BitLocker takes days on an empty external disk / Is "Encrypt used disk space only" available on Windows 7?

Is the option "Encrypt used disk space only" available in Windows 7?

Unfortunately no. This option was introduced with Windows 8, as announced in the Microsoft TechNet Tip of the Day post BitLocker 'Encrypt Used Disk Space Only':

Previously, BitLocker encryption has been an ‘all or nothing’. Either a volume was completely encrypted or it was not. Windows 8 brings us a new option, ‘Encrypt Used Disk Space Only’.


Why does BitLocker take hours on a brand new empty disk?

Because without the Encrypt Used Space Only option, BitLocker must encrypt the entire disk, i.e. both data and free space (technically it only wipes the free space). This is also why the volume has only 6 GB free space during the encryption process. Here's the Microsoft BitLocker Team's explanation of what's going on:

Q: I enabled BitLocker on my volume and – poof! – all my free space is gone! What’s wrong? More importantly, how do I get it back?

Good news: nothing is wrong and the only thing that you have to do to get it back is wait. Here’s a high level explanation (some intricate technical details have been omitted for brevity).

In the IT world “delete” usually means “remove from plain view” rather than “obliterate out of existence”. Unallocated disk space is prone to contain interesting data: rotting skeletons of compensation spreadsheets, “deleted” text files with passwords and credit card numbers, discarded autosave copies of top secret presentations. Hence, BitLocker cannot just ignore free space when the volume is being encrypted.

On the other hand, encrypting (or, to be exact, “reading, encrypting, and writing back”) free space is a real waste on a typical volume that is usually less than twenty percent full. As a performance optimization, BitLocker simply overwrites unallocated space with noise, thereby avoiding redundant reads. As expected, wiping free space is about two times faster than encrypting data, but it still takes considerable time on large volumes.

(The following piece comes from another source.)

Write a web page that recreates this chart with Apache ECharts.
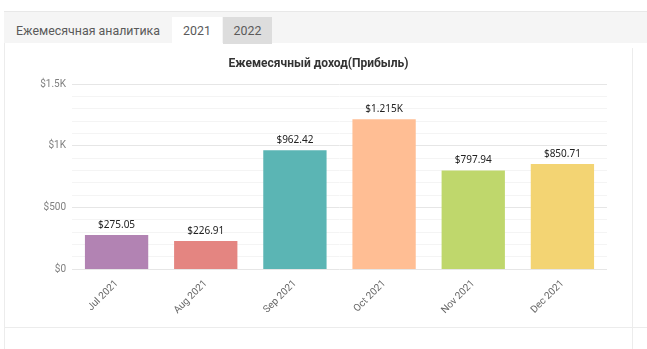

Now, free space tends to be very fluid. Unallocated chunks of disk space appear and disappear all over the place, all the time. Determining whether a given sector needs to be encrypted or wiped at a particular moment of time is a considerable technical challenge. BitLocker solves this problem by creating a huge file that takes most of the available disk space (leaving 6 GB for short-term system needs) and wiping disk sectors that belong to the file. Everything else (including ~6 GB of free space not occupied by the wipe file) is encrypted. When encryption of the volume is paused or completed, the wipe file is deleted and the amount of available free space reverts to normal.


Additional solution:

  • Use a friend's Windows 10 to format the drive + enable BitLocker with "Encrypt used disk space only" feature on. It will take only a few minutes.

  • When you're back on Windows 7 Ultimate, you can still read/write the disk

And even better:

  • When you're back on Windows 7 Pro, you can still read/write the disk!

The latter is very interesting because "BitLocker is unavailable for Windows 7 Professional and it cannot be downloaded and installed.". My test showed that creating a new BitLocker-encrypted disk is not possible with Windows 7 Pro, but using (read+write) on an already-BitLocker-enabled is possible with Windows 7 Pro!


Important note: it doesn't fully work with Windows 10 build 2004. More precisely, even if you choose legacy encryption (and not new encryption), then you can still read it with Windows 7, but you cannot "automount" when the USB external disk is inserted:

enter image description here

So I used a Windows 8.1 virtual machine to do it from https://developer.microsoft.com/en-us/microsoft-edge/tools/vms/ (90 day expiration).


Full disk encryption isn't only about hiding content of files; it's also about hiding their presence or lack. A properly encrypted disk should look like it's completely filled with random data unless you know the encryption key.

BitLocker was probably fully formatting the encrypted volume, i.e. filling it with zeros, to make sure every part of it looks like random data before decryption.